Do note here that leave credit to the account of the employee at the time of retirement is restricted to 30 days per year of service if leave entitlement as per service rules exceeds 30 days per year of actual service. The salary for the above purpose means average salary drawn in the past 10 months preceding the retirement.
What are the tax implications on taking voluntary retirement?
What would be the tax implications of opting for the voluntary retirement scheme (VRS)?
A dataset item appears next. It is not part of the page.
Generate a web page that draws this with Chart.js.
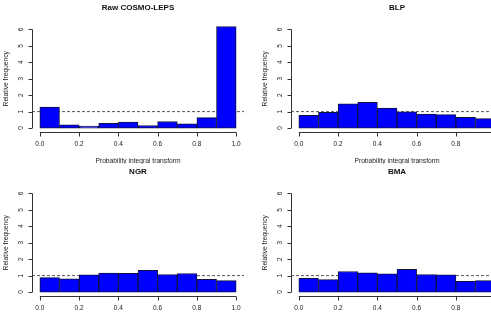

According to Section 10(10C), the compensation received at that time is exempt from tax if the following conditions are satisfied:
- Compensation is received at the time of voluntary retirement or termination.
- Compensation is received by an employee of following entities:
1. Public sector unit
2. Any other company
3. An authority established under a Central, State or Provincial Act
4. A local authority
5. A co-operative society
6. A university recognised by the University Grants Commission Act
7. An Indian Institute of Technology
8. Any state government
9. The Central government
10. Notified institutes having importance throughout India
11. Notified institute of management
Do note that you can avail of the exemption only for one assessment year, and the maximum amount of exemption is Rs 5 lakh.
What about the compensation one receives at the time of sacking?
If owing to an unfortunate play of fate your employer decided to let you go, the compensation you receive at that time is exempt from tax. Under the Industrial Dispute Act, an employee is entitled to retrenchment compensation equal to 15 days' average pay for each completed year of continuous service, or any part in excess of six months. According to Section 10(10B) of the I-T Act, compensation received at the time of retrenchment is exempt from tax to the extent of lower of the following:
- An amount calculated in accordance with the provisions of Section 25F (b) of the Industrial Dispute Act, 1947, or
- The maximum amount specified by the government (Rs 5lakh), or
- The actual amount received
- Any exceeding income is taxable as salary. Do note that the above-mentioned limits are not applicable in cases where compensation is paid under any scheme approved by the government.
How do these provisions help homebuyers?
They have to save money for several years before homebuyers — well, at least a large part of them — are able to save enough money to make the down-payment for a property. The “un-taxed” money that you receive as commuted pension or leave encashment or part of the VRS package could solve that problem for a homebuyer. In case you already own a property and repaying a home loan, the money thus received could be used to prepay your home loan. In case of job loss, this little extra money could help you run your household successfully till you can find a new job.